The first week we read about Elijah against King Ahab. I said that a prophet speaks against the normal way of things and contests the conventional wisdom. Prophets are thus not welcomed by the powerful and by those who benefit from the normal way of things. I also said that a prophetic church begins with self-examination, judging ourselves before we judge others. This self-examination is liberating because it frees us from our presumptions, pride, and prejudice.

The second week I said that the church is prophetic when it does what no other human institution does, and that is to discern, describe, and celebrate that alternate reality of the world that is the Kingdom of God, and to offer windows and icons for people to see into it. So we should not get distracted by every issue of the day. We witness to the alternate reality of the sovereignty of God behind the scenes, and we speak with joy and wonder of all of its vast claims on ordinary life.
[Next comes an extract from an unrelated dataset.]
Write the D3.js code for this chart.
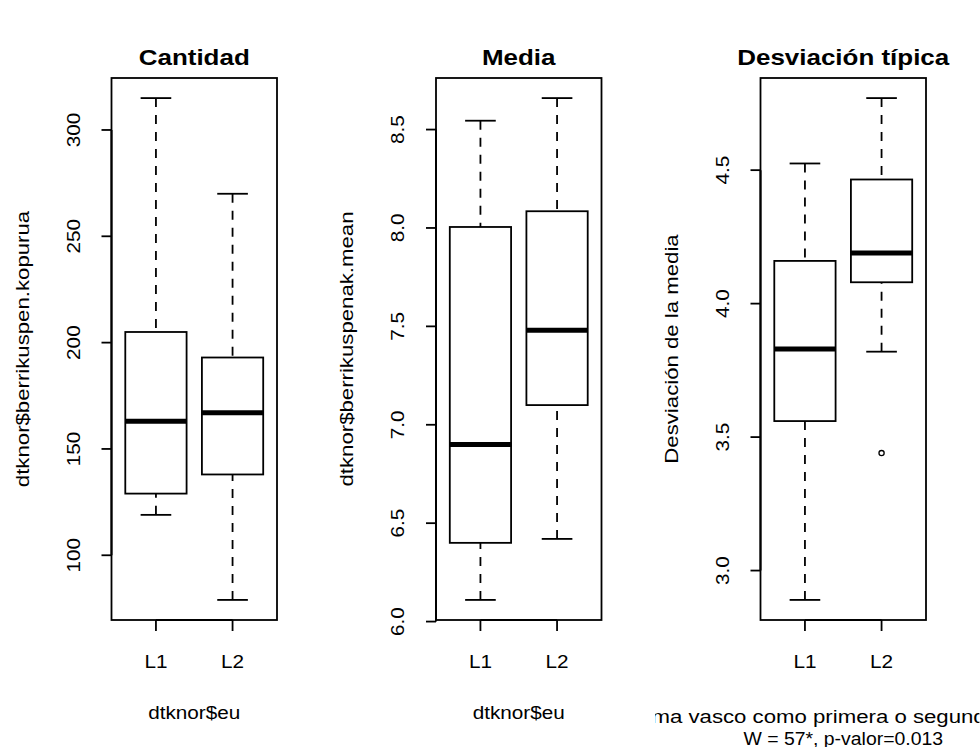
<!DOCTYPE html>
<html>
<head>
<meta charset="utf-8">
<script src="https://cdnjs.cloudflare.com/ajax/libs/d3/7.8.5/d3.min.js"></script>
<style>
  body { margin: 0; background: #fff; }
  svg { display: block; }
  text { font-family: "Liberation Sans", Arial, sans-serif; fill: #000; }
</style>
</head>
<body>
<div id="chart"></div>
<script>
// groups on the x axis
var groups = ['L1', 'L2'];
var titles = ['Cantidad', 'Media', 'Desviación típica'];
var yTitles = ['dtknor$berrikuspen.kopurua', 'dtknor$berrikuspenak.mean', 'Desviación de la media'];
var xTitles = [['dtknor$eu'], ['dtknor$eu'], ['Idioma vasco como primera o segunda lengua', 'W = 57*, p-valor=0.013']];

// boxplot stats per group: lower whisker, Q1, median, Q3, upper whisker
var cantidadStats = [[119, 129, 163, 205, 315], [79, 138, 167, 193, 270]];
var mediaStats = [[6.11, 6.40, 6.90, 8.005, 8.545], [6.42, 7.10, 7.48, 8.085, 8.66]];
var desviacionStats = [[2.89, 3.56, 3.83, 4.16, 4.525], [3.82, 4.08, 4.19, 4.465, 4.77]];

// outliers per group
var cantidadOut = [[], []];
var mediaOut = [[], []];
var desviacionOut = [[], [3.44]];

// y tick values
var cantidadTicks = [100, 150, 200, 250, 300];
var mediaTicks = [6.0, 6.5, 7.0, 7.5, 8.0, 8.5];
var desviacionTicks = [3.0, 3.5, 4.0, 4.5];

var W = 980, H = 747;
var step = 324.5;        // width of one panel
var left = 111.5;        // left margin inside a panel
var pw = 165.5;          // plot width
var plotTop = 78, plotBottom = 620;
var stretch = 1.12;      // text looks a bit wide in the original

var svg = d3.select('#chart').append('svg')
  .attr('width', W)
  .attr('height', H);

function label(g, x, y, rot, txt, size, bold, sx) {
  return g.append('text')
    .attr('transform', 'translate(' + x + ',' + y + ') rotate(' + rot + ') scale(' + (sx || stretch) + ',1)')
    .attr('text-anchor', 'middle')
    .style('font-size', size + 'px')
    .style('font-weight', bold ? 'bold' : 'normal')
    .text(txt);
}

function drawPanel(i, stats, outs, ticks, fmt) {
  var x0 = i * step + left;
  var g = svg.append('g');

  // R pads both axes by 4%
  var x = d3.scaleLinear().domain([0.42, 2.58]).range([x0, x0 + pw]);
  var all = d3.merge(stats.concat(outs));
  var lo = d3.min(all), hi = d3.max(all), pad = (hi - lo) * 0.04;
  var y = d3.scaleLinear().domain([lo - pad, hi + pad]).range([plotBottom, plotTop]);

  var bw = x(1.4) - x(1);   // half box width
  var cw = bw / 2;          // half staple width

  stats.forEach(function (s, k) {
    var cx = x(k + 1);
    // whiskers
    g.append('line').attr('x1', cx).attr('x2', cx).attr('y1', y(s[0])).attr('y2', y(s[1]))
      .attr('stroke', '#000').attr('stroke-width', 1.8).attr('stroke-dasharray', '9,8');
    g.append('line').attr('x1', cx).attr('x2', cx).attr('y1', y(s[4])).attr('y2', y(s[3]))
      .attr('stroke', '#000').attr('stroke-width', 1.8).attr('stroke-dasharray', '9,8');
    [s[0], s[4]].forEach(function (v) {
      g.append('line').attr('x1', cx - cw).attr('x2', cx + cw).attr('y1', y(v)).attr('y2', y(v))
        .attr('stroke', '#000').attr('stroke-width', 1.8);
    });
    // box
    g.append('rect')
      .attr('x', cx - bw).attr('width', 2 * bw)
      .attr('y', y(s[3])).attr('height', y(s[1]) - y(s[3]))
      .attr('fill', 'none').attr('stroke', '#000').attr('stroke-width', 1.8);
    // median
    g.append('line').attr('x1', cx - bw).attr('x2', cx + bw).attr('y1', y(s[2])).attr('y2', y(s[2]))
      .attr('stroke', '#000').attr('stroke-width', 5);
    // outliers
    outs[k].forEach(function (v) {
      g.append('circle').attr('cx', cx).attr('cy', y(v)).attr('r', 2.6)
        .attr('fill', 'none').attr('stroke', '#000').attr('stroke-width', 1.3);
    });
  });

  // frame
  g.append('rect').attr('x', x0).attr('y', plotTop).attr('width', pw).attr('height', plotBottom - plotTop)
    .attr('fill', 'none').attr('stroke', '#000').attr('stroke-width', 1.8);

  // y axis
  g.append('line').attr('x1', x0).attr('x2', x0)
    .attr('y1', y(ticks[0])).attr('y2', y(ticks[ticks.length - 1]))
    .attr('stroke', '#000').attr('stroke-width', 2);
  ticks.forEach(function (t) {
    g.append('line').attr('x1', x0 - 10).attr('x2', x0).attr('y1', y(t)).attr('y2', y(t))
      .attr('stroke', '#000').attr('stroke-width', 1.8);
    label(g, x0 - 32, y(t), -90, fmt(t), 18.5);
  });

  // x axis
  g.append('line').attr('x1', x(1)).attr('x2', x(2)).attr('y1', plotBottom).attr('y2', plotBottom)
    .attr('stroke', '#000').attr('stroke-width', 2);
  groups.forEach(function (name, k) {
    g.append('line').attr('x1', x(k + 1)).attr('x2', x(k + 1)).attr('y1', plotBottom).attr('y2', plotBottom + 11)
      .attr('stroke', '#000').attr('stroke-width', 1.8);
    label(g, x(k + 1), 668, 0, name, 18.5);
  });

  // titles
  var mid = x0 + pw / 2;
  label(g, mid, 65, 0, titles[i], 22, true, 1.18);
  label(g, x0 - 83, (plotTop + plotBottom) / 2, -90, yTitles[i], 18.5, false, 1.2);

  // x title is clipped to the figure region, as in R
  var clipId = 'fig' + i;
  svg.append('clipPath').attr('id', clipId)
    .append('rect').attr('x', i * step + 6).attr('y', 0).attr('width', step).attr('height', H);
  var xt = g.append('g').attr('clip-path', 'url(#' + clipId + ')');
  var lines = xTitles[i];
  if (lines.length === 1) {
    label(xt, mid, 719, 0, lines[0], 18.5);
  } else {
    label(xt, mid, 723, 0, lines[0], 18.5, false, 1.2);
    label(xt, mid, 745, 0, lines[1], 18.5, false, 1.05);
  }
}

drawPanel(0, cantidadStats, cantidadOut, cantidadTicks, d3.format('d'));
drawPanel(1, mediaStats, mediaOut, mediaTicks, d3.format('.1f'));
drawPanel(2, desviacionStats, desviacionOut, desviacionTicks, d3.format('.1f'));
</script>
</body>
</html>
The third week I said that the Holy Spirit within you is who enables you to be prophetic. The Spirit empowers you to see into that alternate reality and to tell out what you see. I also said that when we’re prophetic we have a double relationship with the world. We discredit the powers of the world and we dispute their pretensions and we grieve what they do, but we do not despair, because we live by hope. The alternate reality is for the world, and the Holy Spirit is the Lord and Giver of life to this world, and our hope is nourished by the Holy Spirit pouring God’s love into our hearts.

Last week I said that Biblical prophecy is always an invitation, and not some oracle of fate or destiny. I said that God respects your human freedom, even though God is absolutely sovereign, and God’s message invites your free response. I said that to accept the invitation usually includes some kind of repentance, but repentance is that liberation. I also said that it’s wrong to seek worldly power in order to enforce the sovereignty of God, but you witness to it by your deeds of loving service. I said that prophecy can be communal, a team effort, with each of you playing your parts, and your simple deeds of feeding and shelter are windows and icons into that alternate reality.

And now, today, is Amos. The prophet Amos marks the third stage in the evolution of prophecy in the Bible. The primitive prophets always worked in groups, with song and dance, and probably ecstatically. They spoke for the moment, and we have no record of what they said. Then came the solo prophets, Elijah and Elisha and others too, speaking truth to power and doing miracles. We have the record of their words and deeds in the books of First and Second Kings and Chronicles.

Today we get the third stage in the evolution, the writing prophets. Their sermons, poems, and visions were recorded in the books that bear their names, along with their trials and troubles. It is from these that we will be reading in the coming months. Some of them left a lot of material, and we call them the Major Prophets: Isaiah, Jeremiah, Ezekiel, and Daniel. The others we call the Minor Prophets because their books are shorter, but not less important. Among the first of these writing prophets was Amos. He was a farmer from the southern Israelite kingdom of Judah.

We just read from the seventh chapter of Amos. He has come up to the northern kingdom of Israel to prophesy against it. Next Sunday, the eighth chapter will tell you why God was against it. I’ll say today that King Jeroboam II presided over military expansion and economic prosperity, but on the backs of the lower classes and the orphans and widows. The rich were getting richer but the poor were getting poorer. That’s the judgment you will hear next week.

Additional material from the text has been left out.